Filmmaker Dallas Jenkins’s latest work, The Best Christmas Pageant Ever, an adaptation of Barbara Robinson’s 1972 novel, reminds us of what Christmas is all about at its core.
In an era where most contemporary Christmas films focus on secular themes, the “Christmas spirit” is often presented as a stand-in for faith. While such portrayals highlight positive aspects of the season — joy, generosity, togetherness — they frequently sidestep the spiritual foundation of the Christian celebration: the birth of Christ. Christmas has become a cultural behemoth, transcending race, religion, and borders. In a fractured world, it is perhaps a boon that we can collectively share a holiday that brings joy. Yet every so often, even for the religiously ambiguous, it is worth revisiting Christmas’s origin story, not its watered-down and corporatized offshoot.
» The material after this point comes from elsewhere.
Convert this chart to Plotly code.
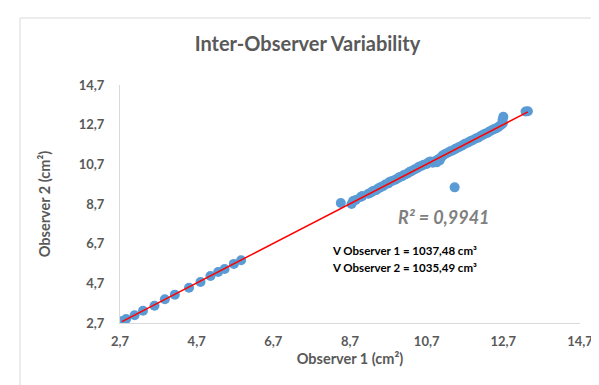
import numpy as np
import plotly.graph_objects as go

# Observer 1 / Observer 2 areas (cm²)
obs1_low = [2.75, 2.86, 3.08, 3.30, 3.60, 3.87, 4.13, 4.50, 4.80, 5.06, 5.26, 5.43, 5.67, 5.86]
obs2_low = [2.80, 2.90, 3.09, 3.32, 3.57, 3.90, 4.13, 4.48, 4.77, 5.07, 5.27, 5.42, 5.68, 5.86]

obs1_high = [8.46, 8.74, 8.78, 8.85, 8.98, 9.02, 9.18, 9.25, 9.30, 9.38, 9.45, 9.50, 9.56, 9.62,
             9.70, 9.74, 9.80, 9.88, 9.95, 10.00, 10.06, 10.12, 10.20, 10.26, 10.31, 10.38, 10.45,
             10.50, 10.56, 10.62, 10.70, 10.75, 10.80, 10.86, 10.92, 10.96, 11.00, 11.04, 11.08,
             11.12, 11.18, 11.26, 11.32, 11.38, 11.45, 11.52, 11.58, 11.64, 11.70, 11.78, 11.84,
             11.90, 11.98, 12.04, 12.10, 12.16, 12.22, 12.28, 12.34, 12.40, 12.46, 12.52, 12.57,
             12.62, 12.66, 12.69, 12.70, 12.68, 13.28, 13.34, 11.43]
obs2_high = [8.75, 8.70, 8.85, 8.90, 9.05, 9.10, 9.22, 9.28, 9.35, 9.40, 9.50, 9.55, 9.60, 9.68,
             9.74, 9.82, 9.86, 9.92, 10.00, 10.06, 10.10, 10.18, 10.24, 10.32, 10.36, 10.44, 10.50,
             10.58, 10.62, 10.68, 10.72, 10.80, 10.84, 10.78, 10.85, 10.80, 10.95, 10.90, 11.05,
             11.15, 11.22, 11.30, 11.36, 11.40, 11.48, 11.55, 11.60, 11.66, 11.74, 11.80, 11.86,
             11.92, 12.00, 12.04, 12.12, 12.18, 12.24, 12.28, 12.36, 12.42, 12.48, 12.52, 12.58,
             12.66, 12.72, 12.78, 13.10, 12.95, 13.36, 13.38, 9.54]

x = np.array(obs1_low + obs1_high)
y = np.array(obs2_low + obs2_high)

slope, intercept = np.polyfit(x, y, 1)
fit_x = np.array([x.min(), x.max()])
fit_y = slope * fit_x + intercept

GRAY = "#595959"
FONT = "Lato"

fig = go.Figure()
fig.add_trace(go.Scatter(x=x, y=y, mode="markers",
                         marker=dict(size=10, color="#5B9BD5"), showlegend=False))
fig.add_trace(go.Scatter(x=fit_x, y=fit_y, mode="lines",
                         line=dict(color="#FF0000", width=1.5), showlegend=False))

L, R, T, B = 112, 27, 77, 70
W, H = 599, 385
pw, ph = W - L - R, H - T - B

def px(xp):
    return (xp - L) / pw

def py(yp):
    return (H - B - yp) / ph

fig.add_shape(type="rect", xref="paper", yref="paper",
              x0=px(12), x1=px(605), y0=py(392), y1=py(10),
              line=dict(color="#D9D9D9", width=1), fillcolor="rgba(0,0,0,0)", layer="below")

fig.add_annotation(xref="paper", yref="paper", x=px(484), y=py(209),
                   text="<b><i>R² = 0,9941</i></b>", showarrow=False,
                   font=dict(family=FONT, size=18, color="#7F7F7F"))
fig.add_annotation(xref="paper", yref="paper", x=px(471), y=py(251),
                   text="<b>V Observer 1 = 1037,48 cm³</b>", showarrow=False,
                   font=dict(family=FONT, size=11.5, color="#000000"))
fig.add_annotation(xref="paper", yref="paper", x=px(471), y=py(268),
                   text="<b>V Observer 2 = 1035,49 cm³</b>", showarrow=False,
                   font=dict(family=FONT, size=11.5, color="#000000"))

axis_common = dict(range=[2.7, 14.7], tick0=2.7, dtick=2, tickformat=".1f",
                   showgrid=False, zeroline=False, showline=True, linecolor="#D9D9D9",
                   linewidth=1, ticks="",
                   tickfont=dict(family=FONT, size=13, color=GRAY, weight="bold"))

fig.update_layout(
    width=W, height=H,
    margin=dict(l=L, r=R, t=T, b=B),
    paper_bgcolor="white", plot_bgcolor="white",
    separators=", ",
    title=dict(text="<b>Inter-Observer Variability</b>", x=0.5, xanchor="center",
               y=1 - 36 / H, yanchor="middle",
               font=dict(family=FONT, size=20, color=GRAY)),
    xaxis=dict(**axis_common, ticklabelstandoff=6,
               title=dict(text="<b>Observer 1 (cm²)</b>", standoff=6,
                          font=dict(family=FONT, size=14.5, color=GRAY))),
    yaxis=dict(**axis_common, ticklabelstandoff=12,
               title=dict(text="<b>Observer 2 (cm²)</b>", standoff=24,
                          font=dict(family=FONT, size=14.5, color=GRAY))),
)

fig.write_html("out.html")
Jenkins grounds Pageant in a picturesque small-town America that’s so earnestly nostalgic it feels like it tumbled out of a Norman Rockwell painting. At its heart is Judy Greer’s Grace, a quintessential small-town mom. But Grace is no Instagram “trad wife” showing off bread baked on a La Cornue stove and Smeg appliances. She’s old-school Americana: the quiet kind of steady, middle-class decency we see so rarely outside of Jimmy Stewart movies and John Mellencamp lyrics. Her life revolves around her family, the community church, and making the annual Christmas pageant a moral and joyous triumph, not for the New York Times critics, but for her neighbors.